A recent study has revealed promising advancements in identifying and quantifying the burden of atherosclerosis, a condition that often progresses silently before leading to serious health issues such as myocardial infarction or stroke. An international team of researchers, primarily from Boston and Munich, presented their findings at the ASHG Conference held in Boston, detailing their efforts to define plasma proteomic signatures that could serve as reliable biomarkers for this condition.

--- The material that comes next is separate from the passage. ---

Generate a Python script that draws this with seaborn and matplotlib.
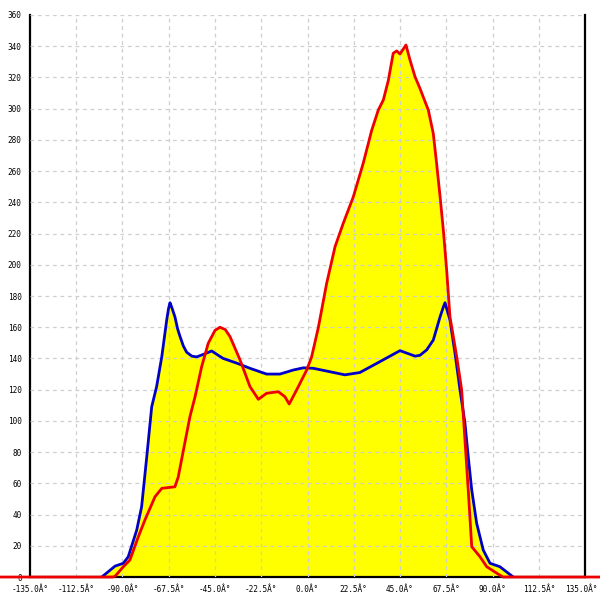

The research focused on the analysis of plasma proteomes using the Olink Explore 3072 platform, which encompasses data from 44,788 participants of the UK Biobank. The scientists employed CatBoost, a machine learning technique, to analyze the data and derive four distinct proteomic signatures. These signatures were categorized based on biologically relevant protein sets: the complete proteome (WholeProteome; n=2,920), proteins linked to genetic predisposition (Genetic; n=402), proteins involved in atherogenesis (Mechanistic; n=680), and those enriched in arterial tissue (Arterial; n=248).
Significant Findings and Implications
According to the researchers, these proteomic signatures effectively differentiated individuals with established atherosclerotic disease from matched controls, achieving a receiver operating characteristic area under the curve (ROC-AUC) of up to 0.91 (95% CI: 0.89–0.93). Notably, among 41,200 individuals without baseline atherosclerosis, all four signatures were significantly associated with future major adverse cardiovascular events (MACE) over a median follow-up period of 13.7 years. The analysis indicated that an increase in the WholeProteome signature by one standard deviation correlated with a hazard ratio of 1.70 (95% CI: 1.64–1.77), enhancing risk discrimination substantially (ΔC-index: +0.036; p < 0.001). The levels of these proteomic signatures were found to correlate with the extent of affected vascular beds and plaque burden as measured by carotid ultrasound. Furthermore, they successfully predicted future cardiovascular events in independent cohorts, including KORA S4 (n=1,361) and KORA-Age1 (n=796). Longitudinal analyses utilizing linear mixed-effects models demonstrated that signature trajectories exhibited steeper annual increases among individuals with higher baseline risk factors or those who experienced subsequent MACE events. This reflects the signatures' ability to capture genetically influenced atherosclerotic burden, as indicated by consistent associations with polygenic risk scores for coronary artery disease.
Future Directions in Cardiovascular Disease Prevention
These findings underscore the potential of plasma proteomic signatures as effective tools for capturing atherosclerotic burden and enhancing cardiovascular risk prediction in asymptomatic individuals. The researchers emphasized that this approach may provide a scalable and accessible alternative to traditional imaging techniques for identifying subclinical atherosclerosis. Such advancements could significantly bolster prevention strategies for cardiovascular diseases, ultimately improving patient outcomes.
The study marks a significant step forward in understanding atherosclerosis and its implications for cardiovascular health, highlighting the importance of innovative technological applications in biomedical research. The insights gained from this research may pave the way for new diagnostic and preventive measures in the management of cardiovascular disease.